Instructions for the task — Can you transcribe every line exactly and leave the pictures behind?

-- start Task input --

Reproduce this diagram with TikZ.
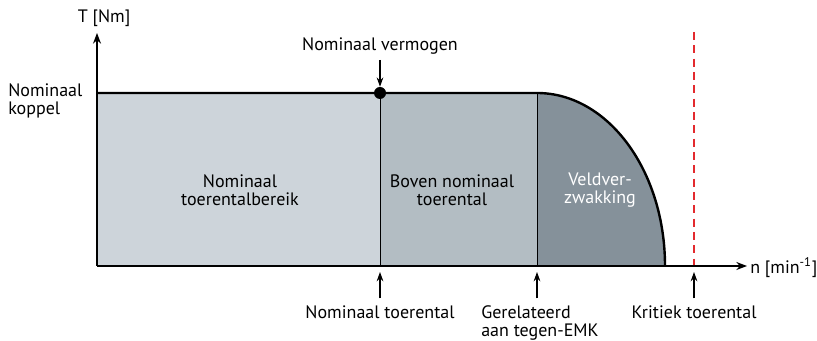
\documentclass[tikz,border=0pt]{standalone}
\usepackage{fontspec}
\setmainfont{PT Sans}
\usetikzlibrary{arrows.meta}
\definecolor{rangelight}{HTML}{CDD4DA}
\definecolor{rangemid}{HTML}{B3BDC3}
\definecolor{rangedark}{HTML}{85919A}
\definecolor{critred}{HTML}{E32A2E}

\begin{document}
\begin{tikzpicture}[x=0.75pt, y=-0.75pt,
    lbl/.style={font=\fontsize{13.5}{13.5}\selectfont, align=center, inner sep=0pt},
    axis/.style={line width=1.1pt, -{Stealth[length=8pt,width=6pt]}},
    pointer/.style={line width=0.8pt, -{Stealth[length=7pt,width=5pt]}},
]
\useasboundingbox (0,0) rectangle (817,341);
% speed ranges
\fill[rangelight] (97,93) rectangle (380,266);
\fill[rangemid] (380,93) rectangle (537,266);
\fill[rangedark] (537,266) -- (537,93)
    arc[start angle=-90, end angle=0, x radius=128, y radius=173] -- cycle;
\draw[line width=0.6pt] (380,93) -- (380,266) (537,93) -- (537,266);
\draw[line width=1.8pt] (97,93) -- (537,93)
    arc[start angle=-90, end angle=0, x radius=128, y radius=173];
\draw[critred, line width=2.2pt, dash pattern=on 6pt off 4pt] (694,32) -- (694,266);
% axes
\coordinate (origin) at (97,266);
\coordinate (ytip) at (97,33);
\coordinate (xtip) at (747,266);
\draw[axis] (origin) -- (ytip);
\draw[axis] (origin) -- (xtip);
\node[lbl] (tlabel) at (104,18) {T [Nm]};
\node[lbl, anchor=west] (nlabel) at (750,268) {n [min\textsuperscript{-1}]};
\node[lbl, align=left, anchor=west] (koppel) at (8,101) {Nominaal\\koppel};
% range labels
\node[lbl] (nombereik) at (240,190) {Nominaal\\toerentalbereik};
\node[lbl] (boven) at (452,190) {Boven nominaal\\toerental};
\node[lbl, text=white] (veld) at (600,190) {Veldver-\\zwakking};
% nominal power
\node[circle, fill, inner sep=0pt, minimum size=9pt] (vermogenpt) at (380,93) {};
\node[lbl] (vermogen) at (380,46) {Nominaal vermogen};
\draw[pointer, shorten <=4pt] (vermogen) -- (vermogenpt);
% speeds on the n axis
\coordinate (nompt) at (380,272);
\coordinate (emkpt) at (537,272);
\coordinate (kritpt) at (694,272);
\node[lbl, anchor=north] (nomtoer) at (380,305) {Nominaal toerental};
\node[lbl, anchor=north west, align=left] (emk) at (481,305) {Gerelateerd\\aan tegen-EMK};
\node[lbl, anchor=north] (krit) at (694,305) {Kritiek toerental};
\draw[pointer, shorten <=5pt] (nomtoer) -- (nompt);
\draw[pointer, shorten <=5pt] (emk.north -| emkpt) -- (emkpt);
\draw[pointer, shorten <=5pt] (krit) -- (kritpt);
\end{tikzpicture}
\end{document}
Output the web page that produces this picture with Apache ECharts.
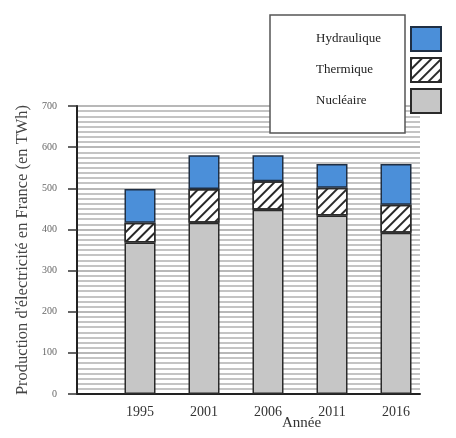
<!DOCTYPE html>
<html>
<head>
<meta charset="utf-8">
<script src="https://cdn.jsdelivr.net/npm/echarts@6/dist/echarts.min.js"></script>
<style>
  html, body { margin: 0; padding: 0; background: #ffffff; }
  #chart { width: 456px; height: 438px; }
</style>
</head>
<body>
<div id="chart"></div>
<script>
// Production d'électricité en France, par filière (TWh)
const years = ['1995', '2001', '2006', '2011', '2016'];
const nucleaire = [368, 416, 448, 434, 392];
const thermique = [48, 82, 69, 67, 68];
const hydraulique = [82, 82, 63, 58, 99];
const yTicks = [0, 100, 200, 300, 400, 500, 600, 700];

const serif = "'Liberation Serif', 'DejaVu Serif', serif";
const yMin = yTicks[0];
const yMax = yTicks[yTicks.length - 1];

// Grid 0: the frame (y scale, ruled background, x axis line).
// Grid 1: the stacked bars, offset to the right inside the frame.
const barBase = {
  type: 'bar',
  stack: 'total',
  barWidth: 31,
  xAxisIndex: 1,
  yAxisIndex: 1
};

const chart = echarts.init(document.getElementById('chart'), null, { renderer: 'canvas' });

chart.setOption({
  backgroundColor: '#ffffff',
  animation: false,
  grid: [
    { left: 77, right: 36, top: 106, bottom: 44, containLabel: false },
    { left: 108, right: 28, top: 106, bottom: 44, containLabel: false }
  ],
  xAxis: [
    {
      gridIndex: 0,
      type: 'value',
      min: 0,
      max: 1,
      name: 'Année',
      nameLocation: 'middle',
      nameGap: 22,
      nameTextStyle: { fontFamily: serif, fontSize: 15, color: '#333', padding: [0, 0, 0, 106] },
      axisLine: { show: true, lineStyle: { color: '#222', width: 2 } },
      axisTick: { show: false },
      axisLabel: { show: false },
      splitLine: { show: false }
    },
    {
      gridIndex: 1,
      type: 'category',
      data: years,
      axisLine: { show: false },
      axisTick: { show: false },
      splitLine: { show: false },
      axisLabel: { margin: 11, fontFamily: serif, fontSize: 14, color: '#333' }
    }
  ],
  yAxis: [
    {
      gridIndex: 0,
      type: 'value',
      min: yMin,
      max: yMax,
      interval: 100,
      name: "Production d'électricité en France (en TWh)",
      nameLocation: 'middle',
      nameGap: 37,
      nameTextStyle: { fontFamily: serif, fontSize: 16.5, color: '#444' },
      axisLine: { show: true, lineStyle: { color: '#222', width: 2 } },
      axisTick: { show: true, length: 9, lineStyle: { color: '#333', width: 1.5 } },
      axisLabel: { margin: 20, fontFamily: serif, fontSize: 10, color: '#666' },
      splitLine: { show: true, lineStyle: { color: '#b8b8b8', width: 2 } },
      minorTick: { show: false, splitNumber: 8 },
      minorSplitLine: { show: true, lineStyle: { color: '#c4c4c4', width: 2 } }
    },
    {
      gridIndex: 1,
      type: 'value',
      min: yMin,
      max: yMax,
      interval: 100,
      show: false,
      splitLine: { show: false }
    }
  ],
  legend: {
    orient: 'vertical',
    align: 'right',
    right: 14,
    top: 26,
    padding: 0,
    itemWidth: 30,
    itemHeight: 24,
    itemGap: 5,
    icon: 'rect',
    z: 6,
    data: ['Hydraulique', 'Thermique', 'Nucléaire'],
    formatter: '{t|{name}}',
    textStyle: {
      fontFamily: serif,
      fontSize: 13,
      color: '#222',
      rich: { t: { width: 90, align: 'left', fontFamily: serif, fontSize: 13, color: '#222' } }
    }
  },
  graphic: [{
    type: 'rect',
    z: 5,
    shape: { x: 270, y: 15, width: 135, height: 118 },
    style: { fill: '#ffffff', stroke: '#555', lineWidth: 1.5 }
  }],
  series: [
    Object.assign({}, barBase, {
      name: 'Nucléaire',
      data: nucleaire,
      itemStyle: { color: '#c6c6c6', borderColor: '#2a2a2a', borderWidth: 1.5 }
    }),
    Object.assign({}, barBase, {
      name: 'Thermique',
      data: thermique,
      itemStyle: {
        color: '#ffffff',
        borderColor: '#2a2a2a',
        borderWidth: 1.5,
        decal: {
          symbol: 'rect',
          color: '#2a2a2a',
          dashArrayX: [1, 0],
          dashArrayY: [2, 5],
          rotation: -Math.PI / 4
        }
      }
    }),
    Object.assign({}, barBase, {
      name: 'Hydraulique',
      data: hydraulique,
      itemStyle: { color: '#4b8fd9', borderColor: '#1f2f44', borderWidth: 1.5 }
    })
  ]
});
</script>
</body>
</html>
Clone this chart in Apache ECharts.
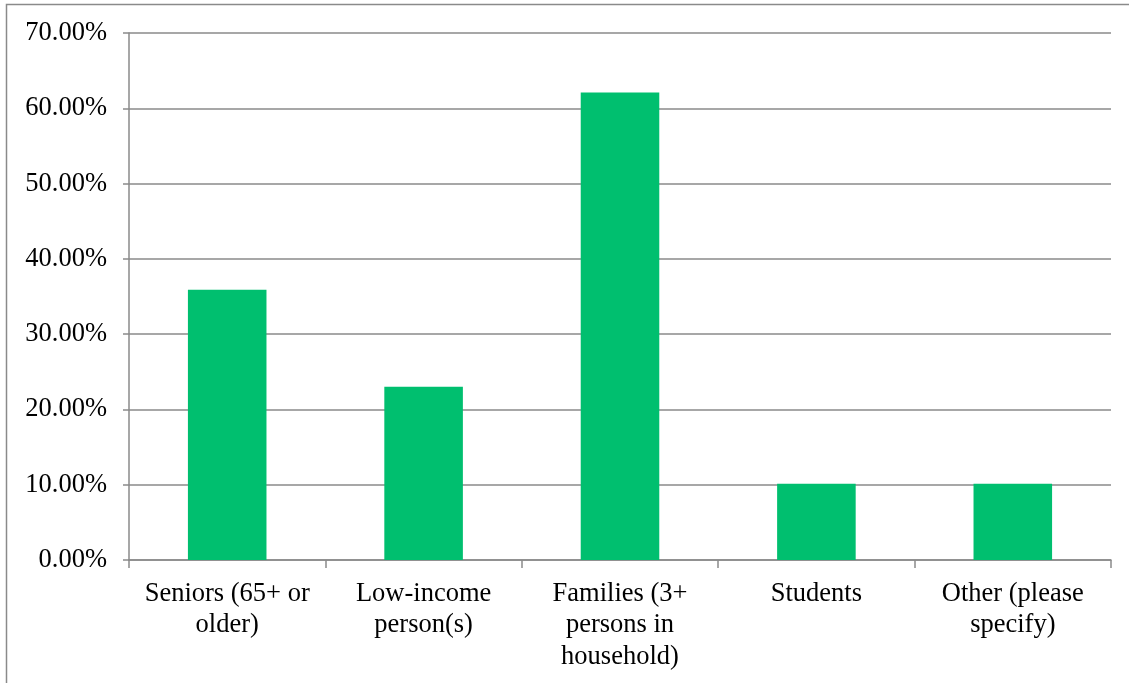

-- end Task input --

Response to the exercise —
Reproduce this diagram with TikZ.
\documentclass[tikz,border=0pt]{standalone}
\usepackage{fontspec}
\setmainfont{PT Sans}
\usetikzlibrary{arrows.meta}
\definecolor{rangelight}{HTML}{CDD4DA}
\definecolor{rangemid}{HTML}{B3BDC3}
\definecolor{rangedark}{HTML}{85919A}
\definecolor{critred}{HTML}{E32A2E}

\begin{document}
\begin{tikzpicture}[x=0.75pt, y=-0.75pt,
    lbl/.style={font=\fontsize{13.5}{13.5}\selectfont, align=center, inner sep=0pt},
    axis/.style={line width=1.1pt, -{Stealth[length=8pt,width=6pt]}},
    pointer/.style={line width=0.8pt, -{Stealth[length=7pt,width=5pt]}},
]
\useasboundingbox (0,0) rectangle (817,341);
% speed ranges
\fill[rangelight] (97,93) rectangle (380,266);
\fill[rangemid] (380,93) rectangle (537,266);
\fill[rangedark] (537,266) -- (537,93)
    arc[start angle=-90, end angle=0, x radius=128, y radius=173] -- cycle;
\draw[line width=0.6pt] (380,93) -- (380,266) (537,93) -- (537,266);
\draw[line width=1.8pt] (97,93) -- (537,93)
    arc[start angle=-90, end angle=0, x radius=128, y radius=173];
\draw[critred, line width=2.2pt, dash pattern=on 6pt off 4pt] (694,32) -- (694,266);
% axes
\coordinate (origin) at (97,266);
\coordinate (ytip) at (97,33);
\coordinate (xtip) at (747,266);
\draw[axis] (origin) -- (ytip);
\draw[axis] (origin) -- (xtip);
\node[lbl] (tlabel) at (104,18) {T [Nm]};
\node[lbl, anchor=west] (nlabel) at (750,268) {n [min\textsuperscript{-1}]};
\node[lbl, align=left, anchor=west] (koppel) at (8,101) {Nominaal\\koppel};
% range labels
\node[lbl] (nombereik) at (240,190) {Nominaal\\toerentalbereik};
\node[lbl] (boven) at (452,190) {Boven nominaal\\toerental};
\node[lbl, text=white] (veld) at (600,190) {Veldver-\\zwakking};
% nominal power
\node[circle, fill, inner sep=0pt, minimum size=9pt] (vermogenpt) at (380,93) {};
\node[lbl] (vermogen) at (380,46) {Nominaal vermogen};
\draw[pointer, shorten <=4pt] (vermogen) -- (vermogenpt);
% speeds on the n axis
\coordinate (nompt) at (380,272);
\coordinate (emkpt) at (537,272);
\coordinate (kritpt) at (694,272);
\node[lbl, anchor=north] (nomtoer) at (380,305) {Nominaal toerental};
\node[lbl, anchor=north west, align=left] (emk) at (481,305) {Gerelateerd\\aan tegen-EMK};
\node[lbl, anchor=north] (krit) at (694,305) {Kritiek toerental};
\draw[pointer, shorten <=5pt] (nomtoer) -- (nompt);
\draw[pointer, shorten <=5pt] (emk.north -| emkpt) -- (emkpt);
\draw[pointer, shorten <=5pt] (krit) -- (kritpt);
\end{tikzpicture}
\end{document}
Output the web page that produces this picture with Apache ECharts.
<!DOCTYPE html>
<html>
<head>
<meta charset="utf-8">
<script src="https://cdn.jsdelivr.net/npm/echarts@6/dist/echarts.min.js"></script>
<style>
  html, body { margin: 0; padding: 0; background: #ffffff; }
  #chart { width: 456px; height: 438px; }
</style>
</head>
<body>
<div id="chart"></div>
<script>
// Production d'électricité en France, par filière (TWh)
const years = ['1995', '2001', '2006', '2011', '2016'];
const nucleaire = [368, 416, 448, 434, 392];
const thermique = [48, 82, 69, 67, 68];
const hydraulique = [82, 82, 63, 58, 99];
const yTicks = [0, 100, 200, 300, 400, 500, 600, 700];

const serif = "'Liberation Serif', 'DejaVu Serif', serif";
const yMin = yTicks[0];
const yMax = yTicks[yTicks.length - 1];

// Grid 0: the frame (y scale, ruled background, x axis line).
// Grid 1: the stacked bars, offset to the right inside the frame.
const barBase = {
  type: 'bar',
  stack: 'total',
  barWidth: 31,
  xAxisIndex: 1,
  yAxisIndex: 1
};

const chart = echarts.init(document.getElementById('chart'), null, { renderer: 'canvas' });

chart.setOption({
  backgroundColor: '#ffffff',
  animation: false,
  grid: [
    { left: 77, right: 36, top: 106, bottom: 44, containLabel: false },
    { left: 108, right: 28, top: 106, bottom: 44, containLabel: false }
  ],
  xAxis: [
    {
      gridIndex: 0,
      type: 'value',
      min: 0,
      max: 1,
      name: 'Année',
      nameLocation: 'middle',
      nameGap: 22,
      nameTextStyle: { fontFamily: serif, fontSize: 15, color: '#333', padding: [0, 0, 0, 106] },
      axisLine: { show: true, lineStyle: { color: '#222', width: 2 } },
      axisTick: { show: false },
      axisLabel: { show: false },
      splitLine: { show: false }
    },
    {
      gridIndex: 1,
      type: 'category',
      data: years,
      axisLine: { show: false },
      axisTick: { show: false },
      splitLine: { show: false },
      axisLabel: { margin: 11, fontFamily: serif, fontSize: 14, color: '#333' }
    }
  ],
  yAxis: [
    {
      gridIndex: 0,
      type: 'value',
      min: yMin,
      max: yMax,
      interval: 100,
      name: "Production d'électricité en France (en TWh)",
      nameLocation: 'middle',
      nameGap: 37,
      nameTextStyle: { fontFamily: serif, fontSize: 16.5, color: '#444' },
      axisLine: { show: true, lineStyle: { color: '#222', width: 2 } },
      axisTick: { show: true, length: 9, lineStyle: { color: '#333', width: 1.5 } },
      axisLabel: { margin: 20, fontFamily: serif, fontSize: 10, color: '#666' },
      splitLine: { show: true, lineStyle: { color: '#b8b8b8', width: 2 } },
      minorTick: { show: false, splitNumber: 8 },
      minorSplitLine: { show: true, lineStyle: { color: '#c4c4c4', width: 2 } }
    },
    {
      gridIndex: 1,
      type: 'value',
      min: yMin,
      max: yMax,
      interval: 100,
      show: false,
      splitLine: { show: false }
    }
  ],
  legend: {
    orient: 'vertical',
    align: 'right',
    right: 14,
    top: 26,
    padding: 0,
    itemWidth: 30,
    itemHeight: 24,
    itemGap: 5,
    icon: 'rect',
    z: 6,
    data: ['Hydraulique', 'Thermique', 'Nucléaire'],
    formatter: '{t|{name}}',
    textStyle: {
      fontFamily: serif,
      fontSize: 13,
      color: '#222',
      rich: { t: { width: 90, align: 'left', fontFamily: serif, fontSize: 13, color: '#222' } }
    }
  },
  graphic: [{
    type: 'rect',
    z: 5,
    shape: { x: 270, y: 15, width: 135, height: 118 },
    style: { fill: '#ffffff', stroke: '#555', lineWidth: 1.5 }
  }],
  series: [
    Object.assign({}, barBase, {
      name: 'Nucléaire',
      data: nucleaire,
      itemStyle: { color: '#c6c6c6', borderColor: '#2a2a2a', borderWidth: 1.5 }
    }),
    Object.assign({}, barBase, {
      name: 'Thermique',
      data: thermique,
      itemStyle: {
        color: '#ffffff',
        borderColor: '#2a2a2a',
        borderWidth: 1.5,
        decal: {
          symbol: 'rect',
          color: '#2a2a2a',
          dashArrayX: [1, 0],
          dashArrayY: [2, 5],
          rotation: -Math.PI / 4
        }
      }
    }),
    Object.assign({}, barBase, {
      name: 'Hydraulique',
      data: hydraulique,
      itemStyle: { color: '#4b8fd9', borderColor: '#1f2f44', borderWidth: 1.5 }
    })
  ]
});
</script>
</body>
</html>
Clone this chart in Apache ECharts.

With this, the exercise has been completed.